Written problem
List each line of the data that holds the string "draw", please.

Data provided
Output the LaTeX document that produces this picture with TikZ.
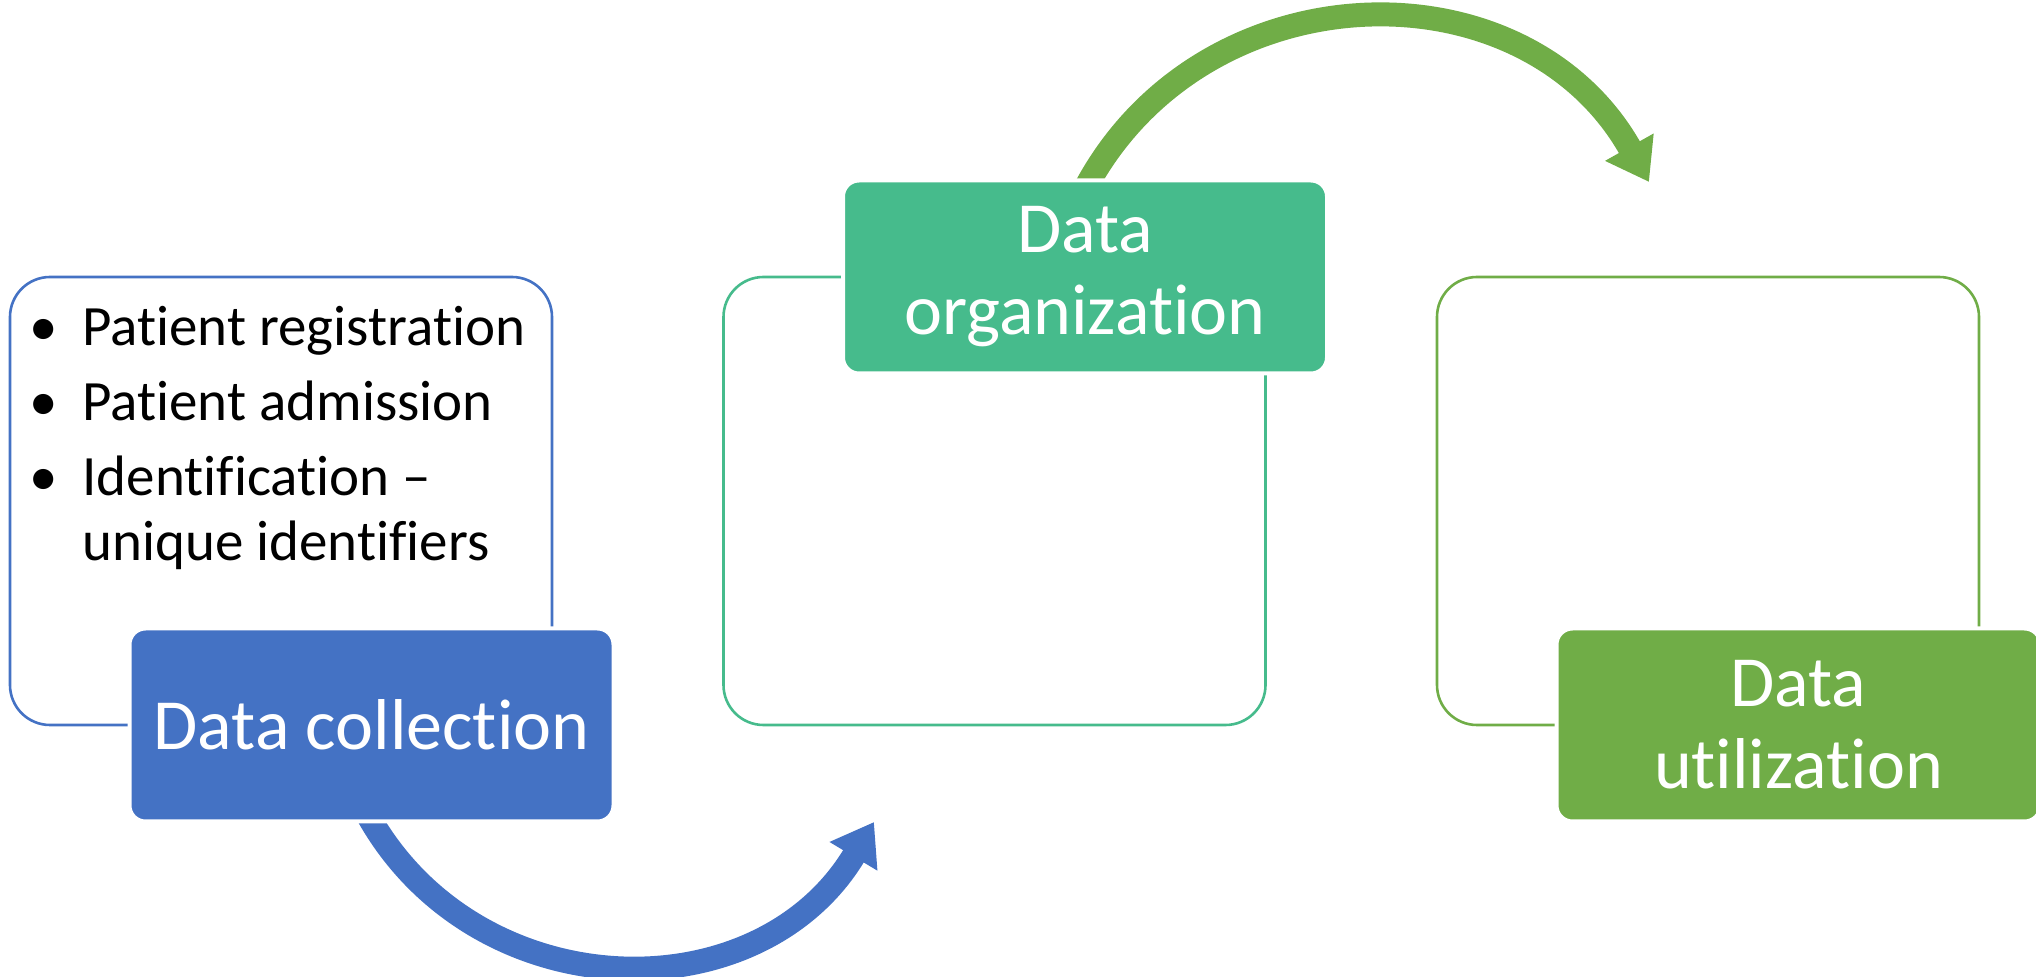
\documentclass[tikz,border=0pt]{standalone}
\usepackage{fontspec}
\setmainfont{Carlito}[Ligatures=NoCommon]
\usetikzlibrary{positioning, arrows.meta}
\definecolor{stepblue}{HTML}{4472C4}
\definecolor{stepteal}{HTML}{46BB8C}
\definecolor{stepgreen}{HTML}{70AD47}

\begin{document}
\begin{tikzpicture}[x=0.5pt, y=-0.5pt,
    outerbox/.style={draw, rounded corners=20pt, line width=1.3pt, minimum width=271pt, minimum height=224pt, inner sep=0pt, outer sep=0pt},
    titlebox/.style={draw=white, line width=2pt, rounded corners=8pt, minimum width=242pt, minimum height=96.5pt, inner sep=0pt, text=white, align=center, font=\fontsize{36}{41}\selectfont},
    sweep/.style={line width=12pt, -{Triangle[width=26.5pt, length=20pt]}}]
    \useasboundingbox (0,0) rectangle (2036,977);

    \node[outerbox, draw=stepblue] (outA) at (281,501) {};
    \node[outerbox, draw=stepteal] (outB) at (994.5,501) {};
    \node[outerbox, draw=stepgreen] (outC) at (1708,501) {};

    \node[anchor=base west, inner sep=0pt, font=\fontsize{28.5}{32.5}\selectfont] (duties) at (4,346) {\begin{tabular}[t]{@{}l@{}l@{}}
        \makebox[39pt]{•} & Patient registration\\[5pt]
        \makebox[39pt]{•} & Patient admission\\[5pt]
        \makebox[39pt]{•} & Identification –\\
        & unique identifiers
    \end{tabular}};

    \coordinate (tailA) at (362,804);
    \coordinate (tipA) at (874,822);
    \draw[sweep, stepblue] (tailA) .. controls +(104,205) and +(-118,197) .. (tipA);
    \coordinate (tailB) at (1077,205);
    \coordinate (tipB) at (1649,182);
    \draw[sweep, stepgreen] (tailB) .. controls +(110,-237) and +(-128,-227) .. (tipB);

    \node[titlebox, fill=stepblue] (collect) at ([xshift=45.25pt]outA.south) {Data collection};
    \node[titlebox, fill=stepteal] (organize) at ([xshift=45.25pt]outB.north) {Data\\organization};
    \node[titlebox, fill=stepgreen] (utilize) at ([xshift=45.25pt]outC.south) {Data\\utilization};
\end{tikzpicture}
\end{document}
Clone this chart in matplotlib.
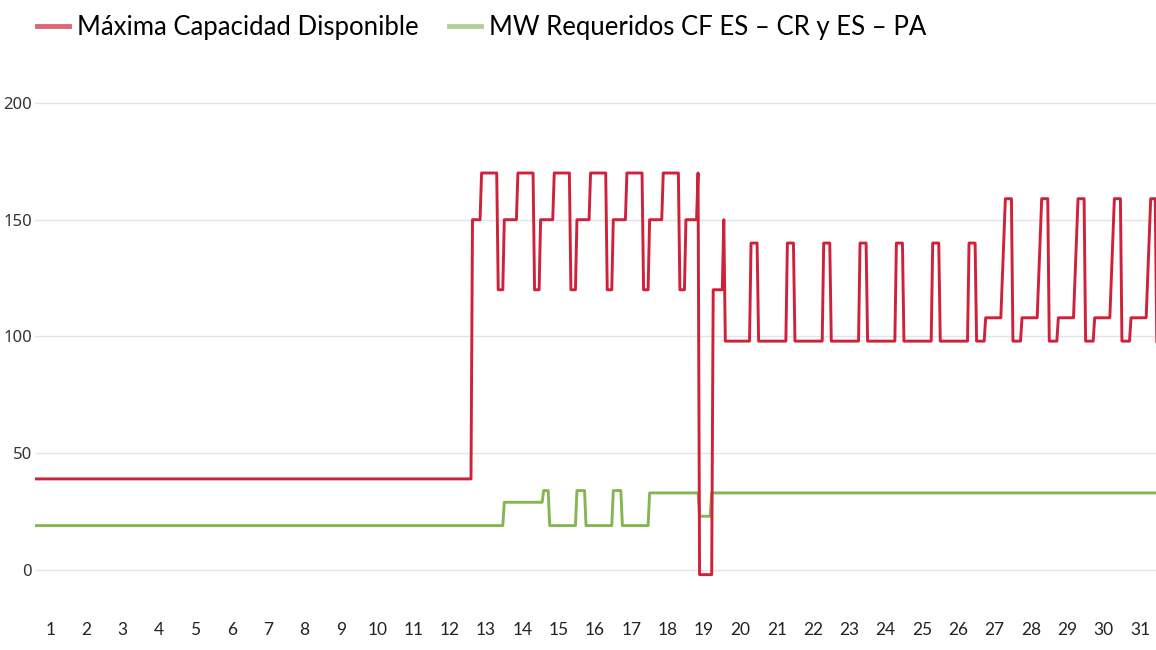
import numpy as np
import matplotlib.pyplot as plt
from matplotlib.lines import Line2D

# eje x en horas del mes (0..743); una etiqueta por día en el centro del día
dias = [str(d) for d in range(1, 32)]
y_ticks = [0, 50, 100, 150, 200]

# Máxima Capacidad Disponible: vértices (hora, MW)
cap_horas = [
    0, 290,                                   # días 1-12
    291, 296, 297, 307, 308, 311,             # 13
    312, 320, 321, 331, 332, 335,             # 14
    336, 344, 345, 355, 356, 359,             # 15
    360, 368, 369, 379, 380, 383,             # 16
    384, 392, 393, 403, 404, 407,             # 17
    408, 416, 417, 427, 428, 431,             # 18
    432, 439, 440, 441, 449, 450, 456, 457,   # 19
    458, 474, 475, 479,                       # 20
    480, 498, 499, 503,                       # 21
    504, 522, 523, 527,                       # 22
    528, 546, 547, 551,                       # 23
    552, 570, 571, 575,                       # 24
    576, 594, 595, 599,                       # 25
    600, 618, 619, 623,                       # 26
    624, 629, 630, 640, 643, 647,             # 27
    648, 653, 654, 664, 667, 671,             # 28
    672, 677, 678, 688, 691, 695,             # 29
    696, 701, 702, 712, 715, 719,             # 30
    720, 725, 726, 736, 739, 742, 743,        # 31
]
cap_mw = [
    39, 39,
    150, 150, 170, 170, 120, 120,
    150, 150, 170, 170, 120, 120,
    150, 150, 170, 170, 120, 120,
    150, 150, 170, 170, 120, 120,
    150, 150, 170, 170, 120, 120,
    150, 150, 170, 170, 120, 120,
    150, 150, 170, -2, -2, 120, 120, 150,
    98, 98, 140, 140,
    98, 98, 140, 140,
    98, 98, 140, 140,
    98, 98, 140, 140,
    98, 98, 140, 140,
    98, 98, 140, 140,
    98, 98, 140, 140,
    98, 98, 108, 108, 159, 159,
    98, 98, 108, 108, 159, 159,
    98, 98, 108, 108, 159, 159,
    98, 98, 108, 108, 159, 159,
    98, 98, 108, 108, 159, 159, 98,
]

# MW Requeridos CF ES – CR y ES – PA
req_horas = [0, 311, 312, 337, 338, 341, 342, 359, 360, 365, 366, 383,
             384, 389, 390, 407, 408, 440, 441, 448, 449, 743]
req_mw = [19, 19, 29, 29, 34, 34, 19, 19, 34, 34, 19, 19,
          34, 34, 19, 19, 33, 33, 23, 23, 33, 33]

rojo = '#cf2139'
verde = '#86b652'

fig = plt.figure(figsize=(11.56, 6.5), dpi=100)
ax = fig.add_axes([35/1156, 1 - 605/650, 1121/1156, 525.4/650])

ax.plot(req_horas, req_mw, color=verde, lw=2.1, zorder=3)
ax.plot(cap_horas, cap_mw, color=rojo, lw=2.1, zorder=4)

ax.set_xlim(2, 742.5)
ax.set_ylim(-15, 210)
ax.set_yticks(y_ticks)
ax.set_xticks([12 + 24*i for i in range(len(dias))])
ax.set_xticklabels(dias)
ax.yaxis.grid(True, color='#e4e2ef', lw=1)
ax.set_axisbelow(True)
for s in ax.spines.values():
    s.set_visible(False)
ax.tick_params(axis='y', length=0, pad=2, labelsize=12, labelcolor='#333333')
ax.tick_params(axis='x', length=0, pad=12, labelsize=12.5, labelcolor='#222222')
for t in ax.get_yticklabels():
    t.set_family(['Noto Sans', 'DejaVu Sans'])
for t in ax.get_xticklabels():
    t.set_family(['Lato', 'DejaVu Sans'])

handles = [Line2D([], [], color='#e06574', lw=3.5),
           Line2D([], [], color='#b3cf99', lw=3.5)]
fig.legend(handles, ['Máxima Capacidad Disponible',
                     'MW Requeridos CF ES – CR y ES – PA'],
           loc='upper left', bbox_to_anchor=(0.012, 1.012), ncol=2,
           frameon=False, handlelength=1.25, handletextpad=0.3,
           columnspacing=1.2,
           prop={'family': ['Lato', 'DejaVu Sans'], 'size': 18.5})

fig.savefig('out.png', dpi=100, facecolor='white')
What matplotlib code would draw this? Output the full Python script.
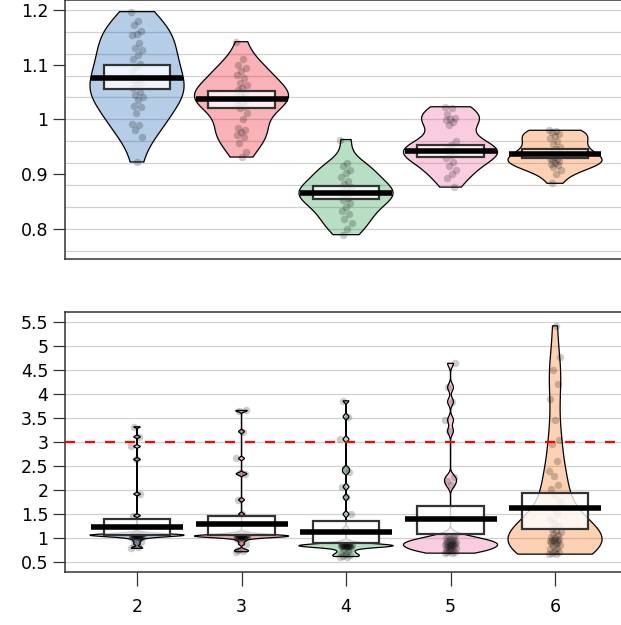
import numpy as np
import matplotlib
matplotlib.use("Agg")
import matplotlib.pyplot as plt

plt.rcParams["font.family"] = ["DejaVu Sans"]

groups = ["2", "3", "4", "5", "6"]
fills = ["#0C5BB0", "#EE0011", "#15983D", "#EC579A", "#FA6B09"]

# upper panel: raw observations per group
top_g2 = [1.197, 1.180, 1.173, 1.162, 1.157, 1.154, 1.140, 1.131, 1.126, 1.118,
          1.110, 1.102, 1.096, 1.089, 1.078, 1.072, 1.067, 1.062, 1.057, 1.050,
          1.044, 1.041, 1.035, 1.024, 1.022, 1.011, 0.992, 0.989, 0.980, 0.968, 0.922]
top_g3 = [1.142, 1.110, 1.099, 1.093, 1.089, 1.081, 1.075, 1.066, 1.063, 1.058,
          1.053, 1.048, 1.045, 1.042, 1.040, 1.037, 1.035, 1.032, 1.029, 1.025,
          1.020, 1.011, 1.000, 0.985, 0.980, 0.976, 0.972, 0.968, 0.956, 0.941, 0.931]
top_g4 = [0.963, 0.921, 0.915, 0.908, 0.902, 0.895, 0.888, 0.882, 0.877, 0.872,
          0.869, 0.866, 0.863, 0.860, 0.856, 0.852, 0.847, 0.840, 0.833, 0.826,
          0.818, 0.810, 0.800, 0.789]
top_g5 = [1.023, 1.020, 1.010, 1.003, 1.000, 0.998, 0.995, 0.990, 0.960, 0.953,
          0.950, 0.948, 0.946, 0.944, 0.942, 0.940, 0.938, 0.935, 0.930, 0.922,
          0.915, 0.908, 0.900, 0.893, 0.876]
top_g6 = [0.980, 0.979, 0.977, 0.974, 0.970, 0.965, 0.960, 0.955, 0.950, 0.945,
          0.940, 0.936, 0.932, 0.929, 0.927, 0.925, 0.923, 0.921, 0.919, 0.916,
          0.912, 0.907, 0.900, 0.883]
top_mean = [1.076, 1.037, 0.866, 0.942, 0.937]
top_lo = [1.056, 1.020, 0.854, 0.931, 0.930]
top_hi = [1.099, 1.052, 0.878, 0.953, 0.945]

# lower panel: raw observations per group
bot_g2 = [0.79, 0.81, 0.88, 0.93, 0.97, 1.00, 1.01, 1.02, 1.03, 1.03, 1.04, 1.04,
          1.05, 1.05, 1.05, 1.06, 1.06, 1.06, 1.06, 1.07, 1.07, 1.07, 1.07, 1.08,
          1.08, 1.08, 1.09, 1.09, 1.10, 1.11, 1.12,
          1.47, 1.92, 2.64, 2.91, 3.11, 3.32]
bot_g3 = [0.72, 0.74, 0.76, 0.88, 0.94, 0.98, 1.00, 1.01, 1.02, 1.02, 1.03, 1.03,
          1.03, 1.04, 1.04, 1.04, 1.04, 1.05, 1.05, 1.05, 1.05, 1.06, 1.06, 1.06,
          1.07, 1.07, 1.08, 1.09, 1.10, 1.12,
          1.50, 1.80, 2.33, 2.35, 2.66, 3.22, 3.65, 3.66]
bot_g4 = [0.62, 0.62, 0.63, 0.65, 0.67, 0.70, 0.73, 0.76, 0.79,
          0.82, 0.83, 0.83, 0.83, 0.84, 0.84, 0.84, 0.84, 0.84, 0.85, 0.85, 0.85,
          0.85, 0.86, 0.86, 0.87, 0.88, 0.90, 0.93,
          1.20, 1.50, 1.85, 2.07, 2.38, 2.45, 3.06, 3.53, 3.86]
bot_g5 = [0.69, 0.70, 0.71, 0.72, 0.74, 0.75, 0.76, 0.78, 0.79, 0.80, 0.81, 0.83,
          0.84, 0.85, 0.86, 0.87, 0.88, 0.89, 0.90, 0.91, 0.92, 0.93, 0.94, 0.95,
          0.97, 0.98, 1.00, 1.02, 1.04, 1.07,
          2.10, 2.20, 2.27, 3.23, 3.46, 3.84, 4.14, 4.64]
bot_g6 = [0.67, 0.68, 0.70, 0.72, 0.74, 0.77, 0.80, 0.83, 0.86, 0.88, 0.90, 0.92,
          0.94, 0.95, 0.96, 0.97, 0.99, 1.01, 1.03, 1.06, 1.09, 1.12, 1.16, 1.20,
          1.25, 1.32, 1.40, 1.50, 1.62, 1.76, 1.90, 2.02, 2.11, 2.30, 2.39, 2.60,
          2.96, 3.05, 3.46, 3.89, 4.22, 4.50, 4.78, 5.42]
bot_mean = [1.24, 1.29, 1.14, 1.40, 1.64]
bot_lo = [1.07, 1.07, 0.91, 1.08, 1.19]
bot_hi = [1.41, 1.46, 1.36, 1.68, 1.95]


def nrd0(x):
    sd = np.std(x, ddof=1)
    q75, q25 = np.percentile(x, [75, 25])
    lo = min(sd, (q75 - q25) / 1.34)
    if lo <= 0:
        lo = sd
    return 0.9 * lo * len(x) ** -0.2


def bean(ax, pos, vals, color, width=0.45):
    x = np.asarray(vals, float)
    bw = nrd0(x)
    ys = np.linspace(x.min(), x.max(), 800)
    dens = np.exp(-0.5 * ((ys[:, None] - x[None, :]) / bw) ** 2).sum(axis=1)
    half = dens / dens.max() * width
    px = np.concatenate([pos - half, (pos + half)[::-1]])
    py = np.concatenate([ys, ys[::-1]])
    ax.fill(px, py, facecolor=color, alpha=0.3, edgecolor="none", zorder=2)
    ax.fill(px, py, facecolor="none", edgecolor="black", lw=0.9, zorder=2.1)
    # fixed spread so points don't stack on the centre line
    k = np.arange(len(x))
    jit = ((k * 0.6180339) % 1.0 - 0.5) * 0.11
    ax.plot(pos + jit, x, "o", ms=5.4, color="black", alpha=0.2, mec="none", zorder=3)


def panel(ax, data, means, lo, hi, ylim, yticks, grid):
    for y in grid:
        ax.axhline(y, color="#d0d0d0", lw=0.9, zorder=0)
    for i, vals in enumerate(data):
        pos = i + 1
        bean(ax, pos, vals, fills[i])
        ax.add_patch(plt.Rectangle((pos - 0.32, lo[i]), 0.64, hi[i] - lo[i],
                                   facecolor="white", alpha=0.8, edgecolor="none", zorder=4))
        ax.add_patch(plt.Rectangle((pos - 0.32, lo[i]), 0.64, hi[i] - lo[i],
                                   facecolor="none", edgecolor="#333333", lw=1.6, zorder=4.1))
        ax.plot([pos - 0.44, pos + 0.44], [means[i]] * 2, color="black", lw=4,
                solid_capstyle="butt", zorder=5)
    # plot region runs off the right edge of the page
    ax.set_xlim(0.306, 0.306 + 556.5 / 104.5)
    ax.set_ylim(*ylim)
    ax.set_yticks(yticks)
    ax.set_yticklabels(["%g" % t for t in yticks])
    ax.tick_params(axis="y", length=8.5, width=0.9, pad=3, labelsize=12.5, color="#333333")
    ax.spines["right"].set_visible(False)
    for s in ax.spines.values():
        s.set_color("#333333")
        s.set_linewidth(1.1)


fig = plt.figure(figsize=(6.21, 6.25), dpi=100)
ax1 = fig.add_axes([64.5 / 621, 1 - 259 / 625, 556.5 / 621, 259 / 625])
ax2 = fig.add_axes([64.5 / 621, 1 - 572 / 625, 556.5 / 621, 260 / 625])

panel(ax1, [top_g2, top_g3, top_g4, top_g5, top_g6], top_mean, top_lo, top_hi,
      (0.7445, 1.2183), [0.8, 0.9, 1.0, 1.1, 1.2], np.arange(0.76, 1.2001, 0.04))
ax1.set_xticks([])

panel(ax2, [bot_g2, bot_g3, bot_g4, bot_g5, bot_g6], bot_mean, bot_lo, bot_hi,
      (0.298, 5.708), np.arange(0.5, 5.51, 0.5), np.arange(0.5, 5.51, 0.5))
ax2.axhline(3, color="red", lw=1.6, ls=(0, (4.5, 4.5)), zorder=6)
ax2.set_xticks(range(1, 6))
ax2.set_xticklabels(groups)
ax2.tick_params(axis="x", length=10, width=0.9, pad=9, labelsize=12.5, color="#333333")

fig.savefig("out.png", dpi=100)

Solution for this problem
    outerbox/.style={draw, rounded corners=20pt, line width=1.3pt, minimum width=271pt, minimum height=224pt, inner sep=0pt, outer sep=0pt},
    titlebox/.style={draw=white, line width=2pt, rounded corners=8pt, minimum width=242pt, minimum height=96.5pt, inner sep=0pt, text=white, align=center, font=\fontsize{36}{41}\selectfont},
    \node[outerbox, draw=stepblue] (outA) at (281,501) {};
    \node[outerbox, draw=stepteal] (outB) at (994.5,501) {};
    \node[outerbox, draw=stepgreen] (outC) at (1708,501) {};
    \draw[sweep, stepblue] (tailA) .. controls +(104,205) and +(-118,197) .. (tipA);
    \draw[sweep, stepgreen] (tailB) .. controls +(110,-237) and +(-128,-227) .. (tipB);
What matplotlib code would draw this? Output the full Python script.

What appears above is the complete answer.